- [Objective]:
Extract each line of the material that follows exactly and omit its pictures.

- [Data lines]:
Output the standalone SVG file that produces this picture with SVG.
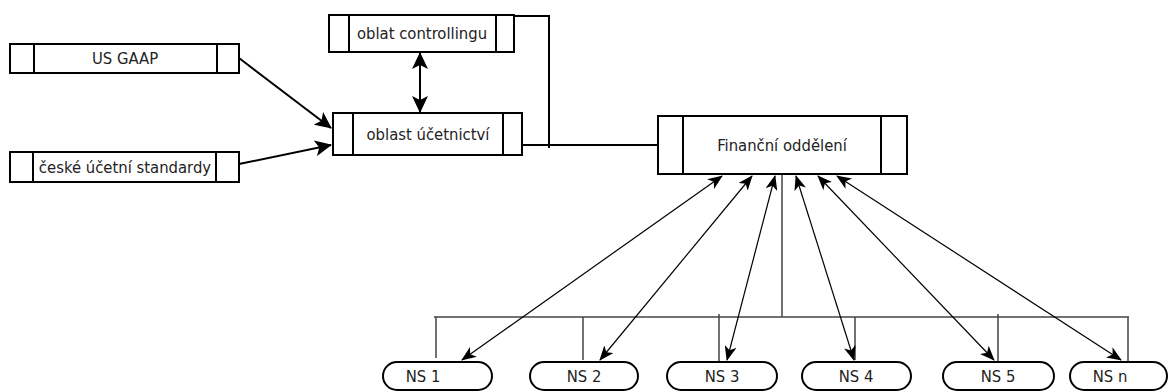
<svg xmlns="http://www.w3.org/2000/svg" width="1171" height="392" viewBox="0 0 1171 392">
<style>
.box{fill:#fff;stroke:#000;stroke-width:2}
.div{stroke:#000;stroke-width:2}
.t{font-family:"DejaVu Sans Condensed","DejaVu Sans",sans-serif;font-stretch:condensed;font-size:16.5px;fill:#222;text-anchor:middle}
.thick{stroke:#000;stroke-width:2;fill:none}
.thin{stroke:#000;stroke-width:1.2;fill:none}
.bus{stroke:#444;stroke-width:1.5;fill:none}
.pill{fill:#fff;stroke:#000;stroke-width:2}
</style>
<defs>
<marker id="hb" viewBox="0 0 17 16" refX="16" refY="8" markerWidth="17" markerHeight="16" markerUnits="userSpaceOnUse" orient="auto-start-reverse">
<path d="M0,0 L17,8 L0,16 L4,8 z" fill="#000"/>
</marker>
<marker id="hs" viewBox="0 0 15 12" refX="14" refY="6" markerWidth="15" markerHeight="12" markerUnits="userSpaceOnUse" orient="auto-start-reverse">
<path d="M0,0 L15,6 L0,12 L4,6 z" fill="#000"/>
</marker>
</defs>
<g id="connectors">
<line class="thick" x1="239" y1="58" x2="331" y2="128" marker-end="url(#hb)"/>
<line class="thick" x1="239" y1="164" x2="331" y2="145" marker-end="url(#hb)"/>
<line class="thick" x1="420" y1="53" x2="420" y2="112" marker-start="url(#hb)" marker-end="url(#hb)"/>
<polyline class="thick" points="514,16 549,16 549,148"/>
<line class="thick" x1="522" y1="145" x2="658" y2="145"/>
<path class="bus" d="M434,317 H1129 M782,174 V317 M436,317 V358 M583,317 V360 M719,314 V362 M855,317 V360 M998,314 V362 M1128,317 V362"/>
<line class="thin" x1="722" y1="176" x2="462" y2="360" marker-start="url(#hs)" marker-end="url(#hs)"/>
<line class="thin" x1="752" y1="176" x2="600" y2="360" marker-start="url(#hs)" marker-end="url(#hs)"/>
<line class="thin" x1="775" y1="176" x2="727" y2="360" marker-start="url(#hs)" marker-end="url(#hs)"/>
<line class="thin" x1="796" y1="176" x2="854" y2="360" marker-start="url(#hs)" marker-end="url(#hs)"/>
<line class="thin" x1="818" y1="176" x2="994" y2="360" marker-start="url(#hs)" marker-end="url(#hs)"/>
<line class="thin" x1="837" y1="176" x2="1121" y2="360" marker-start="url(#hs)" marker-end="url(#hs)"/>
</g>
<g id="us-gaap">
<rect class="box" x="10" y="44" width="229" height="29"/>
<line class="div" x1="34" y1="44" x2="34" y2="73"/>
<line class="div" x1="217" y1="44" x2="217" y2="73"/>
<text class="t" x="125" y="64">US GAAP</text>
</g>
<g id="ceske">
<rect class="box" x="10" y="152" width="229" height="30"/>
<line class="div" x1="33" y1="152" x2="33" y2="182"/>
<line class="div" x1="216" y1="152" x2="216" y2="182"/>
<text class="t" x="125" y="173">české účetní standardy</text>
</g>
<g id="controlling">
<rect class="box" x="329" y="15" width="185" height="37"/>
<line class="div" x1="349" y1="15" x2="349" y2="52"/>
<line class="div" x1="496" y1="15" x2="496" y2="52"/>
<text class="t" x="422" y="39">oblat controllingu</text>
</g>
<g id="ucetnictvi">
<rect class="box" x="333" y="113" width="189" height="42"/>
<line class="div" x1="353" y1="113" x2="353" y2="155"/>
<line class="div" x1="503" y1="113" x2="503" y2="155"/>
<text class="t" x="428" y="140">oblast účetnictví</text>
</g>
<g id="financni">
<rect class="box" x="658" y="116" width="249" height="58"/>
<line class="div" x1="683" y1="116" x2="683" y2="174"/>
<line class="div" x1="881" y1="116" x2="881" y2="174"/>
<text class="t" x="782" y="151">Finanční oddělení</text>
</g>
<g id="ns1"><rect class="pill" x="383" y="362" width="109" height="28" rx="14"/><text class="t" x="423" y="382">NS 1</text></g>
<g id="ns2"><rect class="pill" x="530" y="362" width="108" height="28" rx="14"/><text class="t" x="584" y="382">NS 2</text></g>
<g id="ns3"><rect class="pill" x="667" y="362" width="110" height="28" rx="14"/><text class="t" x="722" y="382">NS 3</text></g>
<g id="ns4"><rect class="pill" x="802" y="362" width="109" height="28" rx="14"/><text class="t" x="856" y="382">NS 4</text></g>
<g id="ns5"><rect class="pill" x="943" y="362" width="111" height="28" rx="14"/><text class="t" x="998" y="382">NS 5</text></g>
<g id="nsn"><rect class="pill" x="1070" y="362" width="97" height="28" rx="14"/><text class="t" x="1110" y="382">NS n</text></g>
</svg>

- [Answer to the task]:
Output the standalone SVG file that produces this picture with SVG.
<svg xmlns="http://www.w3.org/2000/svg" width="1171" height="392" viewBox="0 0 1171 392">
<style>
.box{fill:#fff;stroke:#000;stroke-width:2}
.div{stroke:#000;stroke-width:2}
.t{font-family:"DejaVu Sans Condensed","DejaVu Sans",sans-serif;font-stretch:condensed;font-size:16.5px;fill:#222;text-anchor:middle}
.thick{stroke:#000;stroke-width:2;fill:none}
.thin{stroke:#000;stroke-width:1.2;fill:none}
.bus{stroke:#444;stroke-width:1.5;fill:none}
.pill{fill:#fff;stroke:#000;stroke-width:2}
</style>
<defs>
<marker id="hb" viewBox="0 0 17 16" refX="16" refY="8" markerWidth="17" markerHeight="16" markerUnits="userSpaceOnUse" orient="auto-start-reverse">
<path d="M0,0 L17,8 L0,16 L4,8 z" fill="#000"/>
</marker>
<marker id="hs" viewBox="0 0 15 12" refX="14" refY="6" markerWidth="15" markerHeight="12" markerUnits="userSpaceOnUse" orient="auto-start-reverse">
<path d="M0,0 L15,6 L0,12 L4,6 z" fill="#000"/>
</marker>
</defs>
<g id="connectors">
<line class="thick" x1="239" y1="58" x2="331" y2="128" marker-end="url(#hb)"/>
<line class="thick" x1="239" y1="164" x2="331" y2="145" marker-end="url(#hb)"/>
<line class="thick" x1="420" y1="53" x2="420" y2="112" marker-start="url(#hb)" marker-end="url(#hb)"/>
<polyline class="thick" points="514,16 549,16 549,148"/>
<line class="thick" x1="522" y1="145" x2="658" y2="145"/>
<path class="bus" d="M434,317 H1129 M782,174 V317 M436,317 V358 M583,317 V360 M719,314 V362 M855,317 V360 M998,314 V362 M1128,317 V362"/>
<line class="thin" x1="722" y1="176" x2="462" y2="360" marker-start="url(#hs)" marker-end="url(#hs)"/>
<line class="thin" x1="752" y1="176" x2="600" y2="360" marker-start="url(#hs)" marker-end="url(#hs)"/>
<line class="thin" x1="775" y1="176" x2="727" y2="360" marker-start="url(#hs)" marker-end="url(#hs)"/>
<line class="thin" x1="796" y1="176" x2="854" y2="360" marker-start="url(#hs)" marker-end="url(#hs)"/>
<line class="thin" x1="818" y1="176" x2="994" y2="360" marker-start="url(#hs)" marker-end="url(#hs)"/>
<line class="thin" x1="837" y1="176" x2="1121" y2="360" marker-start="url(#hs)" marker-end="url(#hs)"/>
</g>
<g id="us-gaap">
<rect class="box" x="10" y="44" width="229" height="29"/>
<line class="div" x1="34" y1="44" x2="34" y2="73"/>
<line class="div" x1="217" y1="44" x2="217" y2="73"/>
<text class="t" x="125" y="64">US GAAP</text>
</g>
<g id="ceske">
<rect class="box" x="10" y="152" width="229" height="30"/>
<line class="div" x1="33" y1="152" x2="33" y2="182"/>
<line class="div" x1="216" y1="152" x2="216" y2="182"/>
<text class="t" x="125" y="173">české účetní standardy</text>
</g>
<g id="controlling">
<rect class="box" x="329" y="15" width="185" height="37"/>
<line class="div" x1="349" y1="15" x2="349" y2="52"/>
<line class="div" x1="496" y1="15" x2="496" y2="52"/>
<text class="t" x="422" y="39">oblat controllingu</text>
</g>
<g id="ucetnictvi">
<rect class="box" x="333" y="113" width="189" height="42"/>
<line class="div" x1="353" y1="113" x2="353" y2="155"/>
<line class="div" x1="503" y1="113" x2="503" y2="155"/>
<text class="t" x="428" y="140">oblast účetnictví</text>
</g>
<g id="financni">
<rect class="box" x="658" y="116" width="249" height="58"/>
<line class="div" x1="683" y1="116" x2="683" y2="174"/>
<line class="div" x1="881" y1="116" x2="881" y2="174"/>
<text class="t" x="782" y="151">Finanční oddělení</text>
</g>
<g id="ns1"><rect class="pill" x="383" y="362" width="109" height="28" rx="14"/><text class="t" x="423" y="382">NS 1</text></g>
<g id="ns2"><rect class="pill" x="530" y="362" width="108" height="28" rx="14"/><text class="t" x="584" y="382">NS 2</text></g>
<g id="ns3"><rect class="pill" x="667" y="362" width="110" height="28" rx="14"/><text class="t" x="722" y="382">NS 3</text></g>
<g id="ns4"><rect class="pill" x="802" y="362" width="109" height="28" rx="14"/><text class="t" x="856" y="382">NS 4</text></g>
<g id="ns5"><rect class="pill" x="943" y="362" width="111" height="28" rx="14"/><text class="t" x="998" y="382">NS 5</text></g>
<g id="nsn"><rect class="pill" x="1070" y="362" width="97" height="28" rx="14"/><text class="t" x="1110" y="382">NS n</text></g>
</svg>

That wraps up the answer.